**GIVEN ENTRIES:**
** Begin **

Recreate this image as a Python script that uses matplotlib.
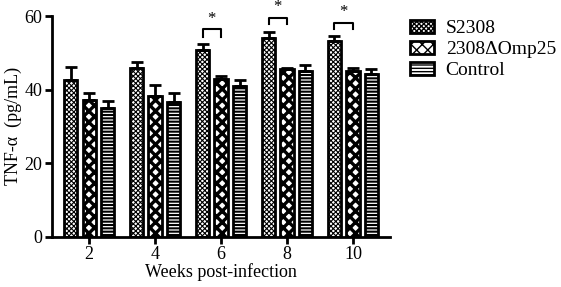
import numpy as np
import matplotlib as mpl
import matplotlib.pyplot as plt

plt.rcParams['font.family'] = ['Liberation Serif', 'DejaVu Serif']

weeks = ['2', '4', '6', '8', '10']
groups = ['S2308', '2308\u0394Omp25', 'Control']
means = {
    'S2308': [42.5, 45.8, 50.9, 54.0, 53.3],
    '2308\u0394Omp25': [37.1, 38.3, 42.9, 45.6, 45.2],
    'Control': [35.0, 36.7, 41.0, 45.0, 44.3],
}
errs = {
    'S2308': [3.6, 1.8, 1.6, 1.6, 1.3],
    '2308\u0394Omp25': [1.9, 2.9, 0.9, 0.3, 0.6],
    'Control': [2.0, 2.3, 1.6, 1.8, 1.2],
}
hatches = ['xxxxxxx', 'xxx', '-----']
hatch_lw = [0.8, 2.4, 1.5]
# significance brackets: week index, bracket height, tick bottom
sig_idx = [2, 3, 4]
sig_top = [56.4, 59.6, 58.2]
sig_bot = [54.3, 57.8, 56.4]

fig = plt.figure(figsize=(5.61, 2.87), dpi=100)
ax = fig.add_axes([0.093, 0.175, 0.602, 0.769])

x = np.arange(len(weeks))
step = 0.28
width = 0.2
for i, g in enumerate(groups):
    xs = x + (i - 1) * step
    with mpl.rc_context({'hatch.linewidth': hatch_lw[i]}):
        ax.bar(xs, means[g], width, color='white', edgecolor='black',
               linewidth=2, hatch=hatches[i], label=g, zorder=2)
    ax.errorbar(xs, means[g], yerr=[np.zeros(len(weeks)), errs[g]],
                fmt='none', ecolor='black', elinewidth=2, capsize=4,
                capthick=2, zorder=3)

for k, top, bot in zip(sig_idx, sig_top, sig_bot):
    x0 = x[k] - step
    x1 = x[k]
    ax.plot([x0, x0, x1, x1], [bot, top, top, bot], color='black', lw=1.5,
            clip_on=False)
    ax.text((x0 + x1) / 2, top + 0.6, '*', ha='center', va='bottom',
            fontsize=12, clip_on=False)

ax.set_xlim(-0.56, 4.56)
ax.set_ylim(0, 60)
ax.set_xticks(x)
ax.set_xticklabels(weeks)
ax.set_yticks([0, 20, 40, 60])
ax.tick_params(axis='both', width=2, length=5, labelsize=13, pad=2)
for s in ['top', 'right']:
    ax.spines[s].set_visible(False)
for s in ['left', 'bottom']:
    ax.spines[s].set_linewidth(2)
ax.set_xlabel('Weeks post-infection', fontsize=13, labelpad=0)
ax.set_ylabel('TNF-\u03b1  (pg/mL)', fontsize=13, labelpad=2)

ax.legend(loc='upper left', bbox_to_anchor=(1.007, 1.062), frameon=False,
          fontsize=14, handlelength=1.25, handleheight=0.7,
          labelspacing=0.17, handletextpad=0.6)

fig.savefig('out.png', dpi=100)
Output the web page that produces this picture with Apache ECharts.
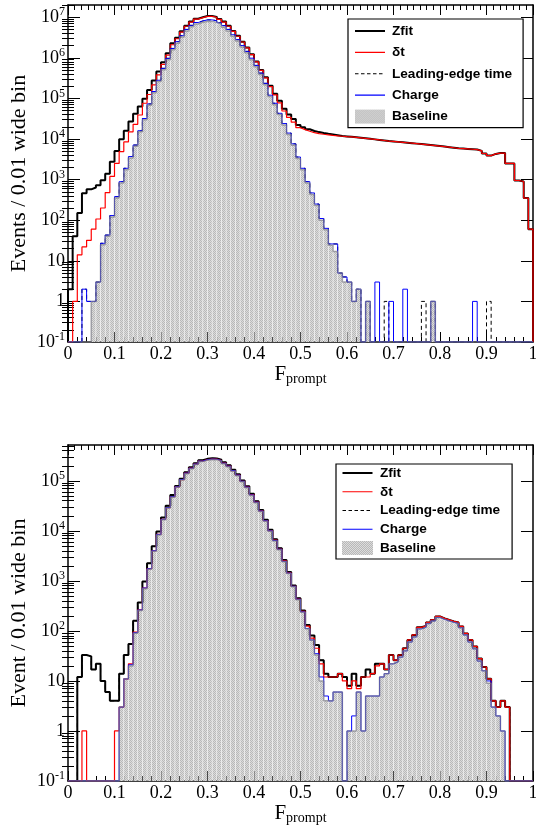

** End **

Skip the pictures, please, and transcribe only the lines from the beginning of the material through the one that contains "plt.rcParams['font.family'] = ['Liberation".

**FULL RESPONSE:**
Recreate this image as a Python script that uses matplotlib.
import numpy as np
import matplotlib as mpl
import matplotlib.pyplot as plt

plt.rcParams['font.family'] = ['Liberation Serif', 'DejaVu Serif']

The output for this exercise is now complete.